On the other side is an object, which at a hasty glance might be taken for another Window of the same character. It is, however, the work of an insect, and not of man, and is magnified in order to show its structure better.

Any of my readers who may happen to be entomologists or anglers, or both, are familiar with the Caddis-worm of our fresh waters. Most of us know that the Caddis is the grub or larva of the Stone-fly (Phryganea), an insect haunting the waterside, and so moth-like in its general aspect that many persons think that it is really a brown moth. The changes or metamorphoses of these insects are well worthy of notice.

In one respect the Caddis resembles the larva of the Wax-moth, mentioned on page [151], inasmuch as it has a soft, defenceless body, while the first three segments are comparatively hard. Like the Wax-moth also, the Caddis lives in a tube constructed by itself. Instead, however, of having a long and fixed tube, up and down which it can pass at pleasure, the Caddis makes a tube only a little longer than its body, and light enough to be carried about, just as the hermit-crab carries its supplementary shell. There are many species of Caddis-fly.

The Caddis inhabits fresh waters, and cares nothing whether they be ponds or running streams. In order to defend its white, plump, and helpless body from the fishes and other enemies, it constructs a tube around its body, strengthening it by a wonderful variety of material according to the locality.

Mostly the tubes are covered with little pieces of stick or grass, or leaves, while some species use nothing but sand-grains, constructing with them a tube very much resembling in shape an elephant’s tusk, and reminding the conchologist of the dentalium shell. But they seem to use almost anything that comes to hand. Taking only examples found by myself in a single pond, these cases are formed of sand, stones, sticks, grass-stems, leaves, shells of small water-snails, mostly the flat planorbis, the opercula of the water-snail, empty mussel-shells, a chrysalis of some moth which had evidently been blown into the water from an overhanging tree, and acorn-cups. The larva, however, does not seem to be able to fasten together any objects with smooth surfaces, and though it has been known, when in captivity, to make its cases out of gold-dust or broken glass, it could not use either material when in the form of beads.

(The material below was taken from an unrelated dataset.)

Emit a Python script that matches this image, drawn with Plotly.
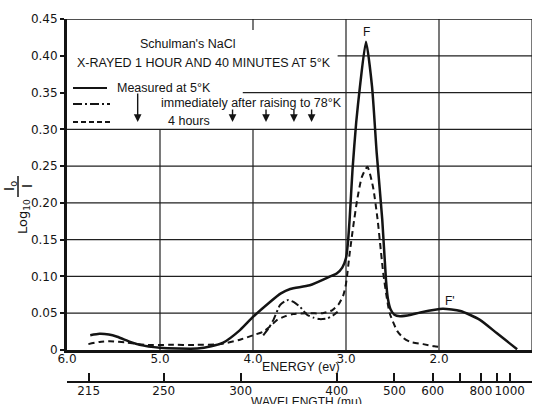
import plotly.graph_objects as go

# ---------------- data ----------------
# Measured at 5 K (solid)
e_meas = [5.75, 5.65, 5.55, 5.46, 5.32, 5.22, 5.00, 4.80, 4.60, 4.45, 4.32, 4.14, 4.00, 3.82, 3.70,
          3.60, 3.39, 3.17, 3.10, 3.04, 3.00, 2.98, 2.96, 2.93, 2.89, 2.85, 2.785, 2.72, 2.67, 2.61,
          2.57, 2.55, 2.52, 2.48, 2.42, 2.30, 2.20, 1.96, 1.77, 1.56, 1.38, 1.24, 1.16]
v_meas = [0.020, 0.022, 0.021, 0.018, 0.011, 0.007, 0.003, 0.002, 0.002, 0.005, 0.010, 0.027, 0.045,
          0.065, 0.077, 0.083, 0.088, 0.100, 0.104, 0.112, 0.125, 0.145, 0.180, 0.245, 0.310, 0.358,
          0.419, 0.358, 0.268, 0.177, 0.095, 0.070, 0.055, 0.048, 0.046, 0.048, 0.051, 0.056, 0.053,
          0.041, 0.023, 0.009, 0.001]

# Immediately after raising to 78 K (dash-dot)
e_78 = [3.89, 3.83, 3.78, 3.71, 3.66, 3.62, 3.56, 3.49, 3.42, 3.35, 3.28, 3.20, 3.14, 3.09]
v_78 = [0.020, 0.030, 0.041, 0.061, 0.066, 0.068, 0.065, 0.058, 0.048, 0.044, 0.042, 0.043, 0.047, 0.052]

# 4 hours (dashed)
e_4h = [5.77, 5.65, 5.54, 5.35, 5.15, 4.90, 4.60, 4.35, 4.14, 4.00, 3.89, 3.80, 3.74, 3.65, 3.57,
        3.42, 3.25, 3.15, 3.08, 3.03, 3.00, 2.96, 2.92, 2.88, 2.83, 2.77, 2.71, 2.66, 2.60, 2.56,
        2.53, 2.45, 2.38, 2.31, 2.17, 2.05, 1.99]
v_4h = [0.008, 0.011, 0.012, 0.010, 0.007, 0.007, 0.007, 0.008, 0.014, 0.020, 0.025, 0.034, 0.041,
        0.046, 0.049, 0.050, 0.050, 0.054, 0.062, 0.074, 0.090, 0.132, 0.170, 0.204, 0.235, 0.249,
        0.222, 0.177, 0.105, 0.070, 0.050, 0.026, 0.016, 0.011, 0.008, 0.005, 0.004]

energy_ticks = [6.0, 5.0, 4.0, 3.0, 2.0, 1.0]
energy_labels = ["6.0", "5.0", "4.0", "3.0", "2.0", "1."]
y_ticks = [0, 0.05, 0.10, 0.15, 0.20, 0.25, 0.30, 0.35, 0.40, 0.45]
y_labels = ["0", "0.05", "0.10", "0.15", "0.20", "0.25", "0.30", "0.35", "0.40", "0.45"]
wavelengths = [215, 250, 300, 400, 500, 600, 700, 800, 900, 1000]
wavelength_labels = ["215", "250", "300", "400", "500", "600", "", "800", "", "1000"]
arrow_energies = [5.24, 4.22, 3.86, 3.56, 3.37]

# ---------------- layout helpers ----------------
W, H = 534, 404
ML, MR, MT, MB = 67, 2, 19, 22
PW, PH = W - ML - MR, H - MT - MB
Y0PX = 350  # pixel row of the energy axis


def px(x):
    return (x - ML) / PW


def py(y):
    return (H - MB - y) / PH


INK = "#141414"
FONT = "Liberation Sans"
TICKFONT = "DejaVu Sans"

fig = go.Figure()
fig.add_trace(go.Scatter(x=e_meas, y=v_meas, mode="lines", line=dict(color=INK, width=2.5, shape="spline", smoothing=0.6),
                         showlegend=False, hoverinfo="skip"))
fig.add_trace(go.Scatter(x=e_78, y=v_78, mode="lines", line=dict(color=INK, width=2, dash="8px,3px,2px,3px", shape="spline", smoothing=0.6),
                         showlegend=False, hoverinfo="skip"))
fig.add_trace(go.Scatter(x=e_4h, y=v_4h, mode="lines", line=dict(color=INK, width=2, dash="6px,4px", shape="spline", smoothing=0.6),
                         showlegend=False, hoverinfo="skip"))
# carrier for wavelength axis
fig.add_trace(go.Scatter(x=[6, 1], y=[None, None], xaxis="x2", mode="lines", showlegend=False, hoverinfo="skip"))

shapes = []
gl = dict(color="#202020", width=1.2)
# horizontal grid lines
for v in y_ticks[1:7]:
    shapes.append(dict(type="line", xref="x", yref="y", x0=6, x1=1, y0=v, y1=v, line=gl, layer="below"))
shapes.append(dict(type="line", xref="x", yref="y", x0=4.11, x1=1, y0=0.35, y1=0.35, line=gl, layer="below"))
shapes.append(dict(type="line", xref="x", yref="y", x0=3.09, x1=1, y0=0.40, y1=0.40, line=gl, layer="below"))
shapes.append(dict(type="line", xref="x", yref="y", x0=6, x1=1, y0=0.45, y1=0.45, line=dict(color=INK, width=1.6), layer="below"))
# vertical grid lines
shapes.append(dict(type="line", xref="x", yref="y", x0=5, x1=5, y0=0, y1=0.30, line=gl, layer="below"))
shapes.append(dict(type="line", xref="x", yref="y", x0=4, x1=4, y0=0, y1=0.30, line=gl, layer="below"))
shapes.append(dict(type="line", xref="x", yref="y", x0=4, x1=4, y0=0.435, y1=0.45, line=gl, layer="below"))
for e in [3.0, 2.0, 1.0]:
    shapes.append(dict(type="line", xref="x", yref="y", x0=e, x1=e, y0=0, y1=0.45, line=gl, layer="below"))

# legend keys
shapes.append(dict(type="line", xref="paper", yref="paper", x0=px(73), x1=px(107), y0=py(88), y1=py(88), line=dict(color=INK, width=2.2)))
shapes.append(dict(type="line", xref="paper", yref="paper", x0=px(73), x1=px(110), y0=py(104), y1=py(104), line=dict(color=INK, width=2, dash="9px,3px,2px,3px")))
shapes.append(dict(type="line", xref="paper", yref="paper", x0=px(73), x1=px(110), y0=py(122), y1=py(122), line=dict(color=INK, width=2, dash="5px,3px")))
# fraction bar of y title
shapes.append(dict(type="line", xref="paper", yref="paper", x0=px(18), x1=px(18), y0=py(176), y1=py(197), line=dict(color=INK, width=1.5)))

ann = []
tf = dict(family=FONT, size=12, color=INK)


def txt(x, y, s, xanchor="left", size=12, angle=0, yanchor="middle", family=FONT):
    ann.append(dict(xref="paper", yref="paper", x=px(x), y=py(y), text=s, showarrow=False,
                    xanchor=xanchor, yanchor=yanchor, textangle=angle,
                    font=dict(family=family, size=size, color=INK)))


txt(138, 44, "Schulman's NaCl", size=12.5)
txt(75, 63, "X-RAYED 1 HOUR AND 40 MINUTES AT 5°K", size=12.5)
txt(115, 88, "Measured at 5°K", size=12.5)
txt(159, 103, "immediately after raising to 78°K", size=12.5)
txt(166, 121, "4 hours", size=12.5)
txt(301, 367, "ENERGY (ev)", xanchor="center", size=12.5)
txt(306, 402, "WAVELENGTH (mμ)", xanchor="center", size=12)
txt(24, 217, "Log<sub>10</sub>", xanchor="center", angle=-90, size=13, family=TICKFONT)
txt(10, 186, "I<sub>o</sub>", xanchor="center", angle=-90, size=14, family=TICKFONT)
txt(27, 186, "I", xanchor="center", angle=-90, size=14, family=TICKFONT)

ann.append(dict(x=2.785, y=0.433, xref="x", yref="y", text="F", showarrow=False, font=tf))
ann.append(dict(x=1.88, y=0.067, xref="x", yref="y", text="F'", showarrow=False, font=tf))

for i, e in enumerate(arrow_energies):
    ann.append(dict(x=e, y=0.31, xref="x", yref="y", ax=0, ay=-30 if i == 0 else -14, text="",
                    showarrow=True, arrowhead=2, arrowsize=1.1, arrowwidth=1.4, arrowcolor=INK))

fig.update_layout(
    width=W, height=H,
    margin=dict(l=ML, r=MR, t=MT, b=MB),
    paper_bgcolor="white", plot_bgcolor="white",
    shapes=shapes, annotations=ann,
    xaxis=dict(range=[6.0, 1.0], tickvals=energy_ticks, ticktext=energy_labels, showgrid=False,
               zeroline=False, showline=True, linewidth=3, linecolor=INK, ticks="",
               ticklabelstandoff=-4,
               tickfont=dict(family=TICKFONT, size=12, color=INK), anchor="y"),
    xaxis2=dict(range=[6.0, 1.0], overlaying="x", anchor="free", position=0, side="bottom",
                tickvals=[1240.0 / w for w in wavelengths], ticktext=wavelength_labels,
                showgrid=False, zeroline=False, showline=True, linewidth=2, linecolor=INK,
                ticks="inside", ticklen=8, tickwidth=1.5, tickcolor=INK,
                ticklabelstandoff=-2,
                tickfont=dict(family=TICKFONT, size=12, color=INK)),
    yaxis=dict(range=[0, 0.45], domain=[(H - MB - Y0PX) / PH, 1], tickvals=y_ticks, ticktext=y_labels,
               showgrid=False, zeroline=False, showline=True, linewidth=3, linecolor=INK,
               ticks="outside", ticklen=4, tickwidth=1.5, tickcolor=INK,
               tickfont=dict(family=TICKFONT, size=12, color=INK)),
    showlegend=False,
)

fig.write_html("out.html")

When it is full-fed, and about to enter the pupal state, it proceeds to prepare its habitation. As a larva, when it desired to feed, it protruded its head and the front of its body from the mouth of the tube, and then crawled about in search of nourishment, dragging the tube with it, and holding it firmly by means of the claspers with which the end of the body is furnished. But when it becomes a pupa it is no longer able to defend itself, and is instinctively compelled to secure its safety in some peculiar manner.

It cannot fasten up the entrance entirely, because it would not be able to breathe unless water could pass over its body. Accordingly, it constructs a grated window precisely like those of the old castles, so that water can pass freely, while no enemy can gain admittance. Unlike, however, the grated windows of the castle, which had no pretence to beauty, the Caddis always constructs its barriers in some definite pattern. Each species appears to have its own peculiar pattern, but all agree in making their window, if we may so call it, exactly like a wheel-window before the glass is inserted.

When the pupa is about to make its final change into the perfect form, it cuts away the tracery with a pair of sharp jaws, with which it is furnished for this sole purpose, emerges from the water, throws off the pupa-skin, and issues forth as a Stone-fly.